If one or more claims are filed for an injury and two or more insurers, any one of which may be held to be liable therefor to pay compensation . . . such one of said insurers as they may mutually agree upon or as may be selected by a single member of the board shall pay to the injured employee the compensation aforesaid, pending a final decision of the board as to the matter in controversy, and such decision shall require that the amount of compensation so paid shall be deducted from the award if made against another insurer and be paid by said other insurer to the insurer agreed upon or selected by the single member as aforesaid.
(1) No benefits shall be payable under section thirty-four or section thirty four A for any week in which the employee has received or is receiving unemployment compensation benefits.
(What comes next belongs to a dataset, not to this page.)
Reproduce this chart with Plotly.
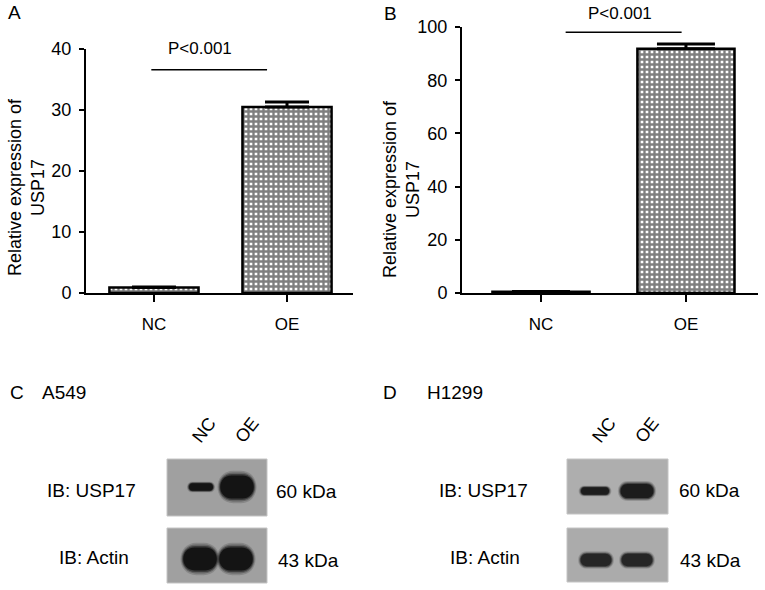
import plotly.graph_objects as go

W, H = 765, 590

# qPCR bars (A: A549, B: H1299)
groups = ["NC", "OE"]
a549_mean = [0.9, 30.5]
a549_err = [0.1, 0.8]
h1299_mean = [0.5, 91.8]
h1299_err = [0.1, 1.8]
p_text = "P<0.001"

# western blot band signal, relative to the strongest band
lanes = ["NC", "OE"]
a549_usp17 = [0.33, 1.0]
a549_actin = [1.0, 1.0]
h1299_usp17 = [0.33, 0.62]
h1299_actin = [0.54, 0.54]


def px(x):
    return x / W


def py(y):
    return 1 - y / H


FONT = "Liberation Sans, Arial, sans-serif"
fig = go.Figure()
shapes = []
annotations = []


def label(txt, x, y, size, xanchor="center", yanchor="middle", **kw):
    annotations.append(dict(text=txt, xref="paper", yref="paper", x=px(x), y=py(y),
                            xanchor=xanchor, yanchor=yanchor, showarrow=False,
                            font=dict(size=size), **kw))


def bar_trace(means, errs, xa, ya, cap):
    return go.Bar(
        x=groups, y=means, width=0.67, xaxis=xa, yaxis=ya, showlegend=False,
        cliponaxis=False,
        marker=dict(color="white", line=dict(color="black", width=2.5),
                    pattern=dict(shape="+", fgcolor="black", bgcolor="white",
                                 size=5, solidity=0.72)),
        error_y=dict(type="data", array=errs, arrayminus=[0] * len(errs),
                     symmetric=False, color="black", thickness=3, width=cap),
    )


fig.add_trace(bar_trace(a549_mean, a549_err, "x", "y", 22))
fig.add_trace(bar_trace(h1299_mean, h1299_err, "x2", "y2", 29))

axis_common = dict(showline=True, linewidth=2, linecolor="black", ticks="outside",
                   tickwidth=2, tickcolor="black", showgrid=False, zeroline=False,
                   fixedrange=True, automargin=False)

layout = dict(
    xaxis=dict(domain=[px(86), px(353)], range=[-0.511, 1.496], type="category",
               ticklen=7, tickfont=dict(size=17), ticklabelstandoff=8, anchor="y",
               **axis_common),
    yaxis=dict(domain=[py(293), py(49)], range=[0, 40], tickvals=[0, 10, 20, 30, 40],
               ticklen=5, tickfont=dict(size=18), ticklabelstandoff=4, anchor="x",
               **axis_common),
    xaxis2=dict(domain=[px(462), px(758)], range=[-0.545, 1.497], type="category",
                ticklen=7, tickfont=dict(size=17), ticklabelstandoff=8, anchor="y2",
                **axis_common),
    yaxis2=dict(domain=[py(293), py(27)], range=[0, 100],
                tickvals=[0, 20, 40, 60, 80, 100],
                ticklen=5, tickfont=dict(size=18), ticklabelstandoff=4, anchor="x2",
                **axis_common),
)

# significance brackets
shapes.append(dict(type="line", xref="x", yref="y", x0=-0.02, x1=0.85, y0=36.6, y1=36.6,
                   line=dict(color="black", width=1.5)))
shapes.append(dict(type="line", xref="x2", yref="y2", x0=0.17, x1=0.97, y0=98, y1=98,
                   line=dict(color="black", width=1.5)))
label(p_text, 200, 48, 17)
label(p_text, 620, 13.5, 17)

# y titles
for xc, yc in [(26, 187), (402, 189)]:
    label("Relative expression of<br>USP17", xc, yc, 18, textangle=-90)

# panel letters and cell line names
label("A", 14, 13, 19)
label("B", 390, 14, 19)
label("C", 17, 392, 19)
label("A549", 40, 392, 19, xanchor="left")
label("D", 390, 392, 19)
label("H1299", 425, 392, 19, xanchor="left")


def band_path(xc, yc, w, h, rx):
    x0, x1 = xc - w / 2, xc + w / 2
    t, b = yc + h / 2, yc - h / 2
    k = rx * 4 / 3
    return (f"M {x0 + rx},{t} L {x1 - rx},{t} "
            f"C {x1 - rx + k},{t} {x1 - rx + k},{b} {x1 - rx},{b} "
            f"L {x0 + rx},{b} "
            f"C {x0 + rx - k},{b} {x0 + rx - k},{t} {x0 + rx},{t} Z")


def blot(n, box, lane_px, band_y, signal, bg, band_col):
    l, t, r, b = box
    sp = lane_px[1] - lane_px[0]
    layout[f"xaxis{n}"] = dict(domain=[px(l), px(r)],
                               range=[(l - lane_px[0]) / sp, (r - lane_px[0]) / sp],
                               visible=False, anchor=f"y{n}", fixedrange=True,
                               automargin=False)
    layout[f"yaxis{n}"] = dict(domain=[py(b), py(t)], range=[-(b - band_y), band_y - t],
                               visible=False, anchor=f"x{n}", fixedrange=True,
                               automargin=False)
    fig.add_trace(go.Scatter(x=[0, 1], y=[0, 0], mode="markers", marker=dict(opacity=0),
                             xaxis=f"x{n}", yaxis=f"y{n}", hoverinfo="skip",
                             showlegend=False))
    shapes.append(dict(type="rect", xref=f"x{n} domain", yref=f"y{n} domain",
                       x0=0, x1=1, y0=0, y1=1, fillcolor=bg,
                       line=dict(color="#c4c4c4", width=1), layer="below"))
    for i, s in enumerate(signal):
        h = 24 * s
        w = 0.55 + 0.4 * s
        for scale, op in [(1.35, 0.18), (1.2, 0.3), (1.08, 0.5), (0.95, 1.0)]:
            hh, ww = h * scale, w * (1 + (scale - 1) * 0.4)
            rx = min((hh / 2) / sp, ww / 2)
            shapes.append(dict(type="path", xref=f"x{n}", yref=f"y{n}",
                               path=band_path(i, 0, ww, hh, rx), fillcolor=band_col,
                               opacity=op, line=dict(width=0), layer="above"))


blot(3, (167, 459, 267, 516), (201, 237), 487, a549_usp17, "#a0a0a0", "#141414")
blot(4, (167, 528, 267, 583), (200, 236), 559, a549_actin, "#a0a0a0", "#141414")
blot(5, (567, 459, 668, 514), (595, 637), 491, h1299_usp17, "#aeaeae", "#1c1c1c")
blot(6, (567, 528, 668, 582), (596, 637), 560, h1299_actin, "#ababab", "#262626")

# lane labels
for xa, shifts in [("x3", (3, 10)), ("x5", (9, 10))]:
    for i, lab in enumerate(lanes):
        annotations.append(dict(text=lab, xref=xa, yref="paper", x=i, y=py(430),
                                xanchor="center", yanchor="middle",
                                xshift=shifts[i], textangle=-52, showarrow=False,
                                font=dict(size=18)))

# antibody and size labels
label("IB: USP17", 138, 490, 19, xanchor="right")
label("IB: Actin", 131, 557, 19, xanchor="right")
label("60 kDa", 274, 491, 19, xanchor="left")
label("43 kDa", 276, 560, 19, xanchor="left")
label("IB: USP17", 530, 490, 19, xanchor="right")
label("IB: Actin", 522, 557, 19, xanchor="right")
label("60 kDa", 677, 490, 19, xanchor="left")
label("43 kDa", 678, 560, 19, xanchor="left")

fig.update_layout(
    width=W, height=H, margin=dict(l=0, r=0, t=0, b=0),
    paper_bgcolor="white", plot_bgcolor="rgba(0,0,0,0)",
    font=dict(family=FONT, color="black"),
    shapes=shapes, annotations=annotations, **layout,
)

# drop the default 8px page margin so the figure fills the window
fig.write_html("out.html", config={"displayModeBar": False},
               post_script="document.body.style.margin = '0px';")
(2) Any employee claiming or receiving benefits shall upon written request from the insurer apply for such benefits . . . Any unemployment compensation benefits received shall be credited against partial disability benefits payable for the same time period, or, if for a period of time for which partial disability benefits have already been paid, shall be credited against any future partial disability benefits which are or may become payable. St. 1985, c. 572, § 47A.